— start Records for the task —

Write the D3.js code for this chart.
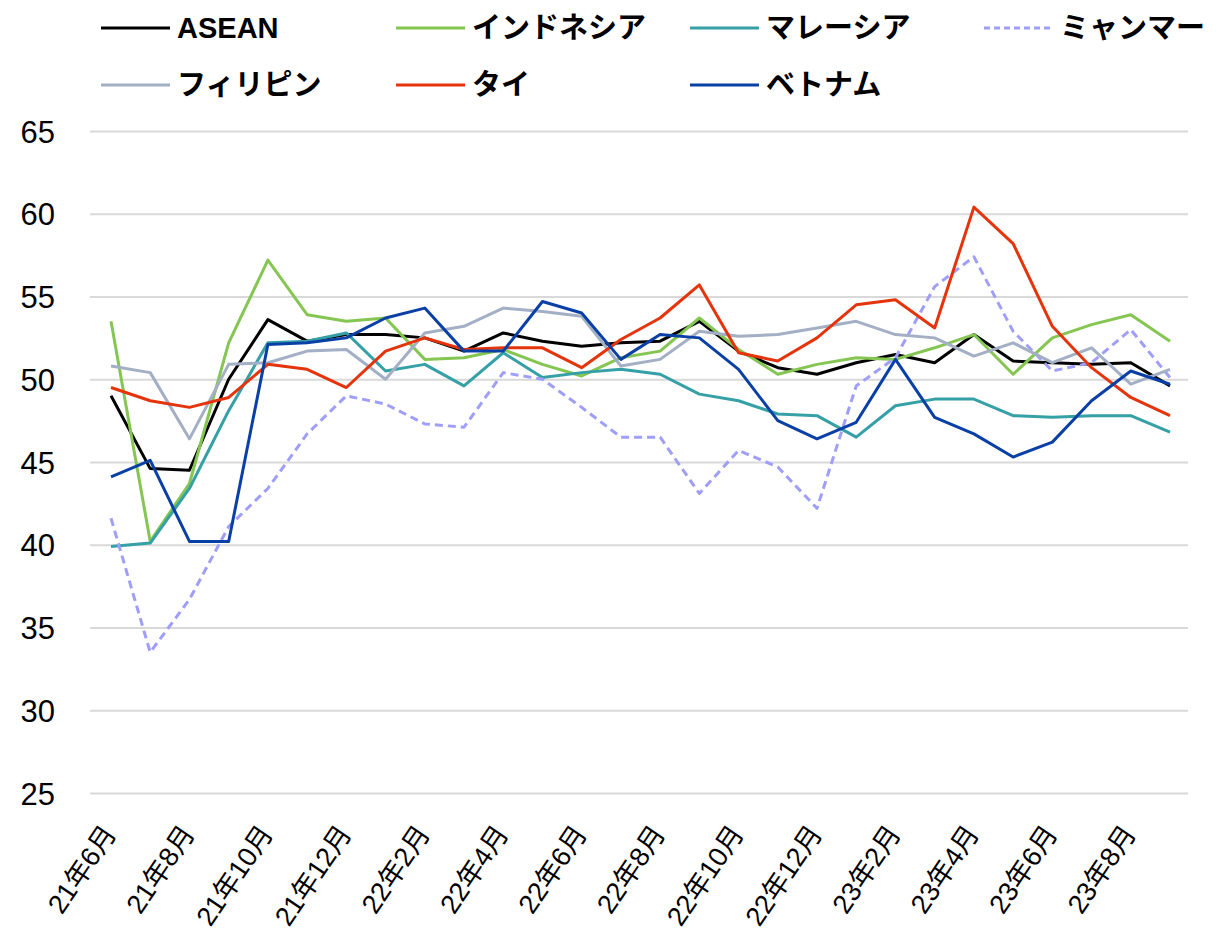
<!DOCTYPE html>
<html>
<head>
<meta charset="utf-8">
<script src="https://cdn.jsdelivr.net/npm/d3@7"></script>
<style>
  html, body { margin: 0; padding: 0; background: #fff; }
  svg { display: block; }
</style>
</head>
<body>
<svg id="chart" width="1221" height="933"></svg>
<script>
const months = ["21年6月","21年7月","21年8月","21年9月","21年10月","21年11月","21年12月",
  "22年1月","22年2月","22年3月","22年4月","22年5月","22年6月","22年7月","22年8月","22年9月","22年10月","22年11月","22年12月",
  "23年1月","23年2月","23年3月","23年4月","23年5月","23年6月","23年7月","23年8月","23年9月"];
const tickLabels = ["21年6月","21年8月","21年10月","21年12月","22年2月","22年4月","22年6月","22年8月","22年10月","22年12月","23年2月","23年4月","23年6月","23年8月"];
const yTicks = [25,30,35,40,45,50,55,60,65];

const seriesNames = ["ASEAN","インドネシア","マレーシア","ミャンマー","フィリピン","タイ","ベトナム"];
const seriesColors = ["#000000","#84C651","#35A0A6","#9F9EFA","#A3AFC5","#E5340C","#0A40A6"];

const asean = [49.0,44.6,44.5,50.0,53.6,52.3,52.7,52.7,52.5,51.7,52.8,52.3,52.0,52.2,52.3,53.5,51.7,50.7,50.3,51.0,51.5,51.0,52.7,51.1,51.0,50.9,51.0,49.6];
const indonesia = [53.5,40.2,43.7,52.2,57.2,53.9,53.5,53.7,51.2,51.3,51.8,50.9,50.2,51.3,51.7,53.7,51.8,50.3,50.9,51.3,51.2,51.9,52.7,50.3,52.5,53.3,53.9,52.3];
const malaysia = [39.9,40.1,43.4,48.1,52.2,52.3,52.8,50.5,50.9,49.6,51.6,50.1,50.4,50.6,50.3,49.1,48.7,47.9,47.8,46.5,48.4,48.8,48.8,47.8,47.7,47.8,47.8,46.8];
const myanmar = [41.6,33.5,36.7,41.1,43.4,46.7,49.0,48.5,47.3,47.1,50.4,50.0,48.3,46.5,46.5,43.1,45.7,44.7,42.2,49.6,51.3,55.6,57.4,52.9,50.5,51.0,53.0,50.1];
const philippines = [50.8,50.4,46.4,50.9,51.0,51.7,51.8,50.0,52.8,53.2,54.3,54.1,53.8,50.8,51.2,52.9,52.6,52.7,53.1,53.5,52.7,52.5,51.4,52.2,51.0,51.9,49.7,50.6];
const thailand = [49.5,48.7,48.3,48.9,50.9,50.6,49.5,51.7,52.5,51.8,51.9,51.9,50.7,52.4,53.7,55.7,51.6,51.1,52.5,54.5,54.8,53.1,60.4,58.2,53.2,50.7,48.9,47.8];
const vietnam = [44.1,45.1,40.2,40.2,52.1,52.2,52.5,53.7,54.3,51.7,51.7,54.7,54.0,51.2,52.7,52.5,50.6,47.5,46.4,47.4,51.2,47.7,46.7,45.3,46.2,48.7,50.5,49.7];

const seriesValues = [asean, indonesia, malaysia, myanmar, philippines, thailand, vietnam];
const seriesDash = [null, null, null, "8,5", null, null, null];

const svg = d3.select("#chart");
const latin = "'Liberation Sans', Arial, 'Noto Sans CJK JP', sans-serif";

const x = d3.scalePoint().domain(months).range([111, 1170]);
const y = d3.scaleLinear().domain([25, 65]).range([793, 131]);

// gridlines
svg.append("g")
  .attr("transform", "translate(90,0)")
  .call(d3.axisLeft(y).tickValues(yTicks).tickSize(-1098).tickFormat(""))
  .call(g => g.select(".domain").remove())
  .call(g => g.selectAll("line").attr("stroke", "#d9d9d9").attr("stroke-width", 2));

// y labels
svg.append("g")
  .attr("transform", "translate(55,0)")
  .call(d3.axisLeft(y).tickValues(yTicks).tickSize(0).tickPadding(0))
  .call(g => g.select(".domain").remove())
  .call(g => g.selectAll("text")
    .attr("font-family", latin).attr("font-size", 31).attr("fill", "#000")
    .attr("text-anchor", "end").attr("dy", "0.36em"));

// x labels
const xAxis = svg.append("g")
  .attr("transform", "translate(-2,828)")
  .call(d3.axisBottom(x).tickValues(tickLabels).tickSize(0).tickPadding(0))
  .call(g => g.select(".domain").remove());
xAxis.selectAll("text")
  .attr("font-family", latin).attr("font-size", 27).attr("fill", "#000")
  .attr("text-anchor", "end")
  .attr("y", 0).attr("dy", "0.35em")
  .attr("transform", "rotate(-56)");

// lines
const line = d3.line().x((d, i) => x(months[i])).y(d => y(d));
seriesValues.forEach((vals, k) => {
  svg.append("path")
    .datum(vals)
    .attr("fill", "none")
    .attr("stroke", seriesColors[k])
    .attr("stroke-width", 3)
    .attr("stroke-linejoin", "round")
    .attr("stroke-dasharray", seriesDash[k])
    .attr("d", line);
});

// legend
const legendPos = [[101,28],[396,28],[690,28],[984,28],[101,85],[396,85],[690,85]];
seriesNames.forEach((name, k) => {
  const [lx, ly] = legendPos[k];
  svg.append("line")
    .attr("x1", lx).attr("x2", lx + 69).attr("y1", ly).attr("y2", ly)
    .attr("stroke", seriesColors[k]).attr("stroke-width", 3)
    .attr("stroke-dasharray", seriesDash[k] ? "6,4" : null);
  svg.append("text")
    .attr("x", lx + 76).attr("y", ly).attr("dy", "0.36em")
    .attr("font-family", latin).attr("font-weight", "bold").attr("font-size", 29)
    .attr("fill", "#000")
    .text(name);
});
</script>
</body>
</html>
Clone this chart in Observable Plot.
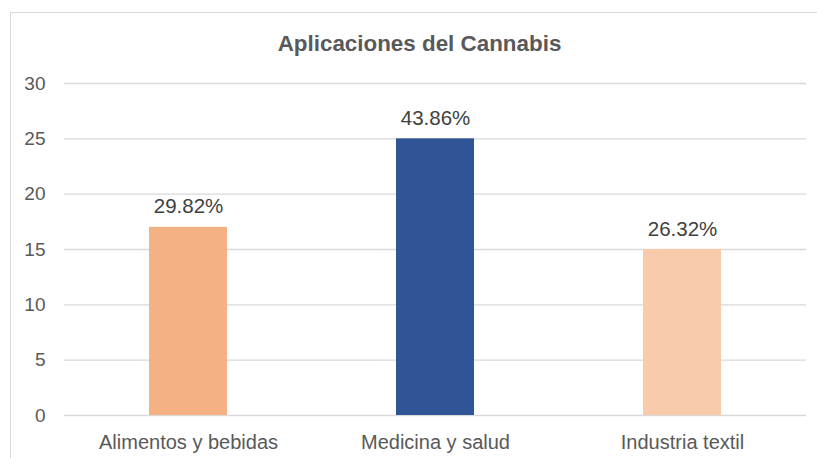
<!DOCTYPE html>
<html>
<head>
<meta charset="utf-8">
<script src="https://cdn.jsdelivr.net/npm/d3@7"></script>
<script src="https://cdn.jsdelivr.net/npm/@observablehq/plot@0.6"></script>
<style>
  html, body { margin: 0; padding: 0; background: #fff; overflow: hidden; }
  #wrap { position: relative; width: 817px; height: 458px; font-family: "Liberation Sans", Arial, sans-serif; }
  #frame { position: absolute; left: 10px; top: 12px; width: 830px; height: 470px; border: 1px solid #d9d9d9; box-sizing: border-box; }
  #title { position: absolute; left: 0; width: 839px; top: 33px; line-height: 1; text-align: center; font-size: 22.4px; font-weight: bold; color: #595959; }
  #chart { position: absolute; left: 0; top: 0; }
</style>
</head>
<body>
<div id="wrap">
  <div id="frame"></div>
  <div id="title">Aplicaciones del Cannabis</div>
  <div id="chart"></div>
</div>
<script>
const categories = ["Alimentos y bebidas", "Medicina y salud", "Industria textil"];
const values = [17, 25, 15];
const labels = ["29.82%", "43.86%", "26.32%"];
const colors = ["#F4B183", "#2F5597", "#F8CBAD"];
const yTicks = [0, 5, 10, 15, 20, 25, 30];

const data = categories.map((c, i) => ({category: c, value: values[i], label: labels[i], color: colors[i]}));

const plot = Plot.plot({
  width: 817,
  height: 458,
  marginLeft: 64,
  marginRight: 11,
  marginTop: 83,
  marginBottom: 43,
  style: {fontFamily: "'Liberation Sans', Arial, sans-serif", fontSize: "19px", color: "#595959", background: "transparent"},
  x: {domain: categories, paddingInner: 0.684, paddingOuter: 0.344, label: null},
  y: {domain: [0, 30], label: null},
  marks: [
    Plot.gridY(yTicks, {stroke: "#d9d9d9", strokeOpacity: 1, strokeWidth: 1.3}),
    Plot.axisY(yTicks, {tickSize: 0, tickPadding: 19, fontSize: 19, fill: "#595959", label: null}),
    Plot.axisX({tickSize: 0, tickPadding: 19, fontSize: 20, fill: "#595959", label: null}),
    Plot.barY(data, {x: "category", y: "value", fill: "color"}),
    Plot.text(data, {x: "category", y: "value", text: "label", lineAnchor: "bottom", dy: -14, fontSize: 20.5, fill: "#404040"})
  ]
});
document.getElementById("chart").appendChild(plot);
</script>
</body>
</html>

— end Records for the task —

Instruction → Copy out each line of the records that holds the string "chart".

Full output →
Write the D3.js code for this chart.
<svg id="chart" width="1221" height="933"></svg>
const svg = d3.select("#chart");
Clone this chart in Observable Plot.
  #chart { position: absolute; left: 0; top: 0; }
  <div id="chart"></div>
document.getElementById("chart").appendChild(plot);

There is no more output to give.